Fostering creativity & inspiration for young artists
November 10, 2022
Ask any art teacher about the qualities they want to foster in students, and the words “creativity” and “inspiration” are sure to be part of the answer. But how does the art teacher, herself, stay creative and inspired in her teaching?
For Debi Bender, who began teaching in Lower School (Kindergarten to Fifth Grade) at Aspen Country Day School in 2021, her own artmaking practice provides inspiration. And so does professional development — the constant pursuit of new knowledge and skills.
Debi has been has been teaching for 20 years between her native Delaware, Connecticut, and Colorado. She values each classroom experience, although as an artist, she admits to being partial to her current backdrop: the mountains.
Many of Debi’s personal paintings and drawings are inspired by intricate patterns she sees in nature, especially wild animals and landscapes. She uses different types of media on a variety of surfaces to add depth and texture to her work, which can be seen in local venues such as Carbondale’s Thunder River Theatre Company and her online gallery. A jewelry major in college, Debi also has new pieces in her collection available at The Aspen Hive.
More inspiration comes from experiences like participating in a recent visiting artists educator workshop at Anderson Ranch Arts Center in Snowmass Village. The October weekend session aimed to strengthen Latinx arts and culture offerings in the local and regional communities.
Aspen Country Day prioritizes professional development for teachers because evidence shows that a high level of content mastery by educators can be a powerful tool for keeping students inspired.
Student achievement can also improve by up to 21% when teachers participate in well-designed programs to further their own learning, according to the U.S. Department of Education’s Institute of Education Sciences. Professional development helps teachers stay current with educational technology and best practices in the field, which in turn yield better learning outcomes for students.
At the Anderson Ranch “Finding Your Voice: Culture and Community in Latinx Art” event, Debi took in panel discussions about cultural stewardship and how to bolster artistic excellence in the Latinx community in Colorado.
Then, in hands-on workshops, she gathered new skills to bring back to her classroom.

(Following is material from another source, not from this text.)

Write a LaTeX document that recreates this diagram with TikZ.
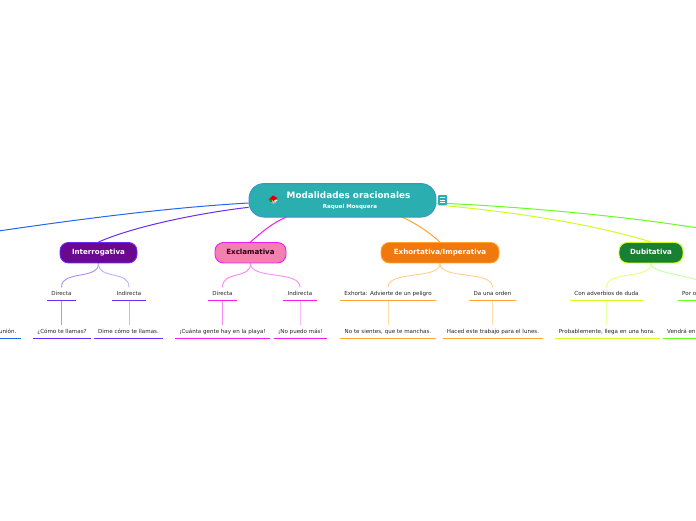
\documentclass[tikz,border=0pt]{standalone}
\usepackage{fontspec}
\usetikzlibrary{backgrounds}
\setmainfont{DejaVu Sans}
\definecolor{centralfill}{HTML}{2AAEB0}
\definecolor{centraledge}{HTML}{3F90CC}
\definecolor{bluel}{HTML}{2468F2}
\definecolor{violetl}{HTML}{6A2CF8}
\definecolor{magental}{HTML}{F01CF0}
\definecolor{orangel}{HTML}{FFA530}
\definecolor{yell}{HTML}{CCFF20}
\definecolor{greenl}{HTML}{66FF20}
\definecolor{interfill}{HTML}{6A088F}
\definecolor{exclfill}{HTML}{F380B0}
\definecolor{exhofill}{HTML}{F0780C}
\definecolor{dubifill}{HTML}{188032}
\tikzset{
  x=1pt,y=-1pt,
  branch/.style={draw=#1,line width=0.9pt,rounded corners=8.5pt,minimum height=20.5pt,inner sep=0pt,text height=5.5pt,text depth=1pt,font=\fontsize{7.1}{8}\selectfont\bfseries},
  leaf/.style={minimum height=13pt,inner sep=0pt,text height=4.2pt,text depth=1.2pt,text=black!85,font=\fontsize{5.55}{6.5}\selectfont},
  link/.style={line width=1pt},
  sublink/.style={line width=0.9pt},
  rule/.style={line width=1.2pt},
}
\newcommand{\ruleunder}[2]{\draw[rule,#2] (#1.south west) -- (#1.south east);}
\begin{document}
\begin{tikzpicture}
\useasboundingbox (0,0) rectangle (696,520);
\clip (0,0) rectangle (696,520);
\coordinate (blueend) at (-5,231.5);
\coordinate (greenend) at (701,228.5);
\coordinate (rightend) at (701,281);
% central
\node[draw=centraledge,fill=centralfill,line width=0.9pt,rounded corners=15pt,minimum width=187pt,minimum height=33.5pt,inner sep=0pt] (central) at (342.5,200.3) {};
\node[text=white,font=\fontsize{8.85}{10}\selectfont\bfseries,inner sep=0pt] (title) at (348.5,195) {Modalidades oracionales};
\node[text=white,font=\fontsize{5.55}{6.5}\selectfont\bfseries,inner sep=0pt] (sub) at (350,207) {Raquel Mosquera};
% branches
\node[branch=violetl,fill=interfill,text=white,minimum width=77pt] (inter) at (98.5,252.7) {Interrogativa};
\node[branch=magental,fill=exclfill,text=black!80!purple,minimum width=71pt] (excl) at (250.5,252.7) {Exclamativa};
\node[branch=orangel,fill=exhofill,text=white,minimum width=118pt] (exho) at (440,252.7) {Exhortativa/Imperativa};
\node[branch=yell,fill=dubifill,text=white,minimum width=64pt] (dubi) at (651,252.7) {Dubitativa};
% second level
\node[leaf,minimum width=29pt] (a1) at (61.5,294) {Directa};
\node[leaf,minimum width=34pt] (a2) at (129,294) {Indirecta};
\node[leaf,minimum width=58pt] (a3) at (62,331.5) {¿Cómo te llamas?};
\node[leaf,minimum width=69pt] (a4) at (128.5,331.5) {Dime cómo te llamas.};
\node[leaf,minimum width=29pt] (b1) at (222.5,294) {Directa};
\node[leaf,minimum width=34pt] (b2) at (300,294) {Indirecta};
\node[leaf,minimum width=95pt] (b3) at (222.5,331.5) {¡Cuánta gente hay en la playa!};
\node[leaf,minimum width=53pt] (b4) at (300.5,331.5) {¡No puedo más!};
\node[leaf,minimum width=96pt] (c1) at (388,294) {Exhorta: Advierte de un peligro};
\node[leaf,minimum width=47pt] (c2) at (492.5,294) {Da una orden};
\node[leaf,minimum width=96pt] (c3) at (388,331.5) {No te sientes, que te manchas.};
\node[leaf,minimum width=100pt] (c4) at (493,331.5) {Haced este trabajo para el lunes.};
\node[leaf,minimum width=73pt] (d1) at (606.5,294) {Con adverbios de duda};
\node[leaf,minimum width=104pt] (d3) at (607,331.5) {Probablemente, llega en una hora.};
\node[leaf,text width=30pt,align=left,anchor=west] (d2) at (678,294) {\hspace*{4pt}Por o};
\node[leaf,text width=50pt,align=left,anchor=west] (d4) at (663,331.5) {\hspace*{4pt}Vendrá en};
\node[leaf,text width=25pt,align=right,anchor=east] (l1) at (21,331.5) {unión.\hspace*{4.5pt}};
% rules
\ruleunder{a1}{violetl}\ruleunder{a2}{violetl}\ruleunder{a3}{violetl}\ruleunder{a4}{violetl}
\ruleunder{b1}{magental}\ruleunder{b2}{magental}\ruleunder{b3}{magental}\ruleunder{b4}{magental}
\ruleunder{c1}{orangel}\ruleunder{c2}{orangel}\ruleunder{c3}{orangel}\ruleunder{c4}{orangel}
\ruleunder{d1}{yell}\ruleunder{d3}{yell}\ruleunder{d2}{greenl}\ruleunder{d4}{greenl}
\ruleunder{l1}{bluel}
% icons
\node[fill=centralfill,draw=none,rounded corners=1pt,minimum width=9pt,minimum height=10pt,inner sep=0pt] (note) at (442.5,200) {};
\draw[white,line width=0.6pt] (note.center) ++(-2.5,-2.5) -- ++(5,0) ++(-5,2.5) -- ++(5,0) ++(-5,2.5) -- ++(5,0);
\coordinate (book) at (274,199);
\fill[white!85!green] (book) ++(-5,1) -- ++(5,-1) -- ++(3.5,1.5) -- ++(-4,2.5) -- cycle;
\fill[gray!60] (book) ++(-3,3) -- ++(3,-1) -- ++(2.5,1.5) -- ++(-3,1.5) -- cycle;
\fill[green!60!black] (book) ++(-5.5,0.5) -- ++(2,-1) -- ++(2,3) -- ++(-1.5,0.5) -- cycle;
\fill[red!85!black] (book) ++(-4.5,-0.5) -- ++(3.5,-3) -- ++(4.5,2.5) -- ++(-4,3) -- cycle;
% links
\begin{scope}[on background layer]
\draw[link,bluel] (central.west |- 0,203) .. controls (160,208) and (60,222) .. (blueend);
\draw[link,violetl] (central.west |- 0,207.3) .. controls (200,213) and (135,226) .. (inter.north);
\draw[link,magental] (287,216.8) .. controls (272,223) and (262,232) .. (excl.north);
\draw[link,orangel] (401,216.8) .. controls (416,223) and (430,233) .. (exho.north);
\draw[link,yell] (central.east |- 0,205) .. controls (520,212) and (600,226) .. (dubi.north);
\draw[link,greenl] (central.east |- 0,203) .. controls (530,207) and (630,217) .. (greenend);
\draw[sublink,violetl!55!white] (inter.south) .. controls (98.5,280) and (61.5,270) .. (a1.north);
\draw[sublink,violetl!40!white] (inter.south) .. controls (98.5,280) and (129,270) .. (a2.north);
\draw[sublink,violetl!50!white] (a1.south) -- (a1.south |- a3.north);
\draw[sublink,violetl!35!white] (a2.south) -- (a2.south |- a4.north);
\draw[sublink,magental!55!white] (excl.south) .. controls (250.5,280) and (222.5,270) .. (b1.north);
\draw[sublink,magental!50!white] (excl.south) .. controls (250.5,280) and (300,270) .. (b2.north);
\draw[sublink,magental!50!white] (b1.south) -- (b1.south |- b3.north);
\draw[sublink,magental!30!white] (b2.south) -- (b2.south |- b4.north);
\draw[sublink,orangel!55!white] (exho.south) .. controls (440,280) and (388,270) .. (c1.north);
\draw[sublink,orangel!55!white] (exho.south) .. controls (440,280) and (492.5,270) .. (c2.north);
\draw[sublink,orangel!40!white] (c1.south) -- (c1.south |- c3.north);
\draw[sublink,orangel!40!white] (c2.south) -- (c2.south |- c4.north);
\draw[sublink,yell!55!white] (dubi.south) .. controls (651,280) and (606.5,270) .. (d1.north);
\draw[sublink,greenl!40!white] (dubi.south) .. controls (651,272) and (675,273) .. (rightend);
\draw[sublink,yell!40!white] (d1.south) -- (d1.south |- d3.north);
\end{scope}
\end{tikzpicture}
\end{document}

One session, with renowned artist Ricky Armendariz, centered on the idea of creating detailed printmaking projects to pass down generational stories with morals through oral traditions and illustrations.
“I always do printing on paper, but Ricky had us working with fabric and carving into linoleum and wood,” Debi says. “We do it in a more simplistic way in the ACDS Lower School, but I love the idea of my students illustrating objects beyond what’s on a simple piece of paper.”
Another workshop, with artist and designer Rafael Fajardo, who is known for creating boundary-blurring video games, took Debi further outside of her comfort zone.
“The video side of what Rafael does is really foreign to me and I’m so glad I went and did it,” Debi says. “The larger-than-life computer animations, notably with butterflies, were interactive depending on where you were in the room. It’s such an innovative way to engage students by incorporating novel perspectives and formats.”
A recent Lexia Learning poll found a majority of teachers are concerned about burnout, but that investing in their knowledge and careers will help keep them empowered and engaged. The strong support for professional development at Aspen Country Day School is powered by the annual fund, which underwrites many such opportunities. Here, to ensure that students become lifelong learners, teachers are glad that they, too, never stop learning.